THIRTY-EIGHT workers have been honoured by the Solid Waste Management Company (SWMCOL) for their dedication in putting out a dozen fires that led to the temporary closure of the Beetham landfill and stifled the capital city under a cloud of smoke earlier this month.

The company held a ceremony at the landfill last week Friday for its own employees who were involved in the operation and for those workers attached to contractors at the site.

SWMCOL said in a news release on Wednesday that the fires had presented an “unprecedented challenge” and those employees who worked to bring the situation under control did so “around the clock for five days”.

Those attached to SWMCOL have been rewarded with a certificate of thanks and a “nominal payment” by the company, while contract workers were presented with certificates.

It was not clear whether the latter were also awarded bonuses by the companies with whom they are employed.

George Elias, general manager of Sales, Marketing and Communications at SWMCOL, said that operations at the landfill are back to normal and the company has allowed salvagers, most of whom are based in the Beetham Gardens community opposite the landfill, to resume their activities.

However, all operations are taking place with an increased measure of safety awareness, he said.

Elias said the company maintains that the fires, which for a week left Port of Spain and environs under smoke, were maliciously set.

“SWMCOL does not incinerate waste at the landfill,” Elias said.

“It is important to remember that.
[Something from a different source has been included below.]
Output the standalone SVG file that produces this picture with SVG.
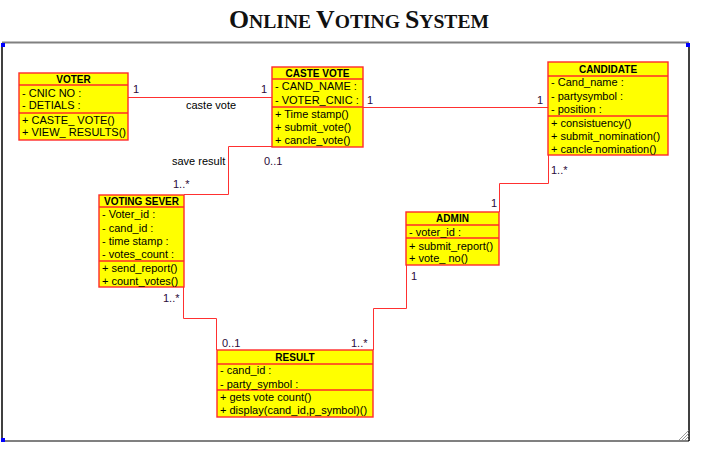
<svg xmlns="http://www.w3.org/2000/svg" width="709" height="471" viewBox="0 0 709 471">
<style>
.box{fill:#ffff00;stroke:#ff2a2a;stroke-width:1.4}
.sep{stroke:#ff2a2a;stroke-width:1.4}
.t{font-family:"Liberation Sans",Arial,sans-serif;font-size:11px;fill:#000}
.h{font-family:"Liberation Sans",Arial,sans-serif;font-size:10px;font-weight:bold;text-anchor:middle;fill:#000}
.conn{fill:none;stroke:#ff3030;stroke-width:1}
.lbl{font-family:"Liberation Sans",Arial,sans-serif;font-size:11px;fill:#2a0a3a}
.ttl{font-family:"Liberation Serif","Times New Roman",serif;font-weight:bold;fill:#111}
.big{font-size:25px}
.sm{font-size:19px}
</style>
<rect width="709" height="471" fill="#fff"/>
<!-- title -->
<text class="ttl" x="229" y="28" textLength="260" lengthAdjust="spacingAndGlyphs"><tspan class="big">O</tspan><tspan class="sm">NLINE </tspan><tspan class="big">V</tspan><tspan class="sm">OTING </tspan><tspan class="big">S</tspan><tspan class="sm">YSTEM</tspan></text>
<!-- frame -->
<g id="frame">
<line x1="2" y1="42.5" x2="689" y2="42.5" stroke="#808080" stroke-width="2"/>
<line x1="2" y1="441" x2="689" y2="441" stroke="#808080" stroke-width="2"/>
<line x1="2" y1="43" x2="2" y2="441" stroke="#000" stroke-width="1.5"/>
<line x1="689" y1="43" x2="689" y2="441" stroke="#000" stroke-width="1.5"/>
<rect x="1" y="43" width="4" height="4" fill="#0000ff"/>
<rect x="1" y="438" width="4" height="4" fill="#0000ff"/>
<rect x="686" y="43" width="4" height="4" fill="#0000ff"/>
<g stroke="#808080" stroke-width="0.8">
<line x1="678" y1="441" x2="689" y2="430"/>
<line x1="681" y1="441" x2="689" y2="433"/>
<line x1="684" y1="441" x2="689" y2="436"/>
<line x1="687" y1="441" x2="689" y2="439"/>
</g>
</g>
<!-- connectors -->
<g id="connectors">
<polyline class="conn" points="128,97.5 272,97.5"/>
<polyline class="conn" points="363,107.5 548,107.5"/>
<polyline class="conn" points="272,146.5 228.5,146.5 228.5,194.5 184,194.5"/>
<polyline class="conn" points="183.5,287 183.5,318.5 216.5,318.5 216.5,350"/>
<polyline class="conn" points="406.5,265 406.5,308.5 373.5,308.5 373.5,350"/>
<polyline class="conn" points="548.5,155 548.5,183.5 499.5,183.5 499.5,212"/>
<text class="lbl" x="133" y="93">1</text>
<text class="lbl" x="261" y="93">1</text>
<text class="t" x="186" y="109">caste vote</text>
<text class="lbl" x="367" y="104">1</text>
<text class="lbl" x="537" y="104">1</text>
<text class="t" x="172" y="165">save result</text>
<text class="lbl" x="264" y="165">0..1</text>
<text class="lbl" x="173" y="188">1..*</text>
<text class="lbl" x="163" y="302">1..*</text>
<text class="lbl" x="222" y="347">0..1</text>
<text class="lbl" x="351" y="347">1..*</text>
<text class="lbl" x="411" y="280">1</text>
<text class="lbl" x="491" y="207">1</text>
<text class="lbl" x="551" y="174">1..*</text>
</g>
<!-- VOTER -->
<g id="voter">
<rect class="box" x="19" y="73" width="109" height="67"/>
<line class="sep" x1="19" y1="85" x2="128" y2="85"/>
<line class="sep" x1="19" y1="113" x2="128" y2="113"/>
<text class="h" x="73.5" y="82.5">VOTER</text>
<text class="t" x="22" y="97">- CNIC NO :</text>
<text class="t" x="22" y="109">- DETIALS :</text>
<text class="t" x="22" y="124">+ CASTE_ VOTE()</text>
<text class="t" x="22" y="136">+ VIEW_ RESULTS()</text>
</g>
<!-- CASTE VOTE -->
<g id="caste-vote">
<rect class="box" x="272" y="67" width="91" height="80"/>
<line class="sep" x1="272" y1="79" x2="363" y2="79"/>
<line class="sep" x1="272" y1="107" x2="363" y2="107"/>
<text class="h" x="317.5" y="76.5">CASTE VOTE</text>
<text class="t" x="275" y="90">- CAND_NAME :</text>
<text class="t" x="275" y="104">- VOTER_CNIC :</text>
<text class="t" x="275" y="117.5">+ Time stamp()</text>
<text class="t" x="275" y="131">+ submit_vote()</text>
<text class="t" x="275" y="144">+ cancle_vote()</text>
</g>
<!-- CANDIDATE -->
<g id="candidate">
<rect class="box" x="548" y="62" width="120" height="93"/>
<line class="sep" x1="548" y1="76" x2="668" y2="76"/>
<line class="sep" x1="548" y1="116" x2="668" y2="116"/>
<text class="h" x="608" y="72.5">CANDIDATE</text>
<text class="t" x="551" y="86">- Cand_name :</text>
<text class="t" x="551" y="99.5">- partysymbol :</text>
<text class="t" x="551" y="113">- position :</text>
<text class="t" x="551" y="126.5">+ consistuency()</text>
<text class="t" x="551" y="140">+ submit_nomination()</text>
<text class="t" x="551" y="153">+ cancle nomination()</text>
</g>
<!-- VOTING SEVER -->
<g id="voting-sever">
<rect class="box" x="99" y="195" width="85" height="92"/>
<line class="sep" x1="99" y1="207" x2="184" y2="207"/>
<line class="sep" x1="99" y1="261" x2="184" y2="261"/>
<text class="h" x="141.5" y="204.5">VOTING SEVER</text>
<text class="t" x="102" y="218">- Voter_id :</text>
<text class="t" x="102" y="232">- cand_id :</text>
<text class="t" x="102" y="244.5">- time stamp :</text>
<text class="t" x="102" y="258">- votes_count :</text>
<text class="t" x="102" y="272">+ send_report()</text>
<text class="t" x="102" y="285">+ count_votes()</text>
</g>
<!-- ADMIN -->
<g id="admin">
<rect class="box" x="406" y="212" width="93" height="53"/>
<line class="sep" x1="406" y1="225" x2="499" y2="225"/>
<line class="sep" x1="406" y1="238" x2="499" y2="238"/>
<text class="h" x="452.5" y="222">ADMIN</text>
<text class="t" x="409" y="236">- voter_id :</text>
<text class="t" x="409" y="250">+ submit_report()</text>
<text class="t" x="409" y="262">+ vote_ no()</text>
</g>
<!-- RESULT -->
<g id="result">
<rect class="box" x="217" y="350" width="156" height="67"/>
<line class="sep" x1="217" y1="364" x2="373" y2="364"/>
<line class="sep" x1="217" y1="390" x2="373" y2="390"/>
<text class="h" x="295" y="360.5">RESULT</text>
<text class="t" x="220" y="374">- cand_id :</text>
<text class="t" x="220" y="388">- party_symbol :</text>
<text class="t" x="220" y="401">+ gets vote count()</text>
<text class="t" x="220" y="414">+ display(cand_id,p_symbol)()</text>
</g>
</svg>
Waste is buried at the landfill.”

Elias said attention is being paid to the locations where the most stubborn fires had occurred, as subterranean fires could be unpredictable and resurface.

“At this stage that is unlikely, but we are being cautious.”

Explaining the origin of smoke that may be seen coming from the site on a regular basis, Elias said some salvagers looking for scrap metal will sometimes burn large objects to get to their “prize”.

It is not uncommon for items like refrigerators to be taken to the periphery of the landfill and set on fire, to melt away the plastic parts and reveal the metal and copper beneath.

Some salvagers also spend whole days at the landfill and have areas where they cook meals.

The smoke that emanated from the Beetham landfill during those days two weeks ago was at one point deemed “toxic” by the Environmental Management Authority (EMA), and SWMCOL was ordered to shut down operations at the site until the fires could be put out.

The landfill remained closed for almost a week, while Port of Spain and environs were severely affected on most days, with businesses and schools being closed down.

At last week’s ceremony, SWMCOL chief executive officer Sharma Lalla opened the proceedings by “acknowledging the seriousness of the situation as well as the severity of the impact which the fires had on Port of Spain and environs”, SWMCOL said in the statement.  

He also admitted that more needed to be done to prevent similar problems in the future.

Chairperson Nalini Sooklal applauded the dedication and effort “shown by all” during the crisis. 

“Further to the ceremony, SWMCOL will be embarking on a number of consultations with key stakeholders in an effort to discuss plans to ameliorate and prevent future recurrence of fires on all of its landfill sites,” the company stated.

“In the immediate period, however, on-site safety and security is expected to remain on high alert.”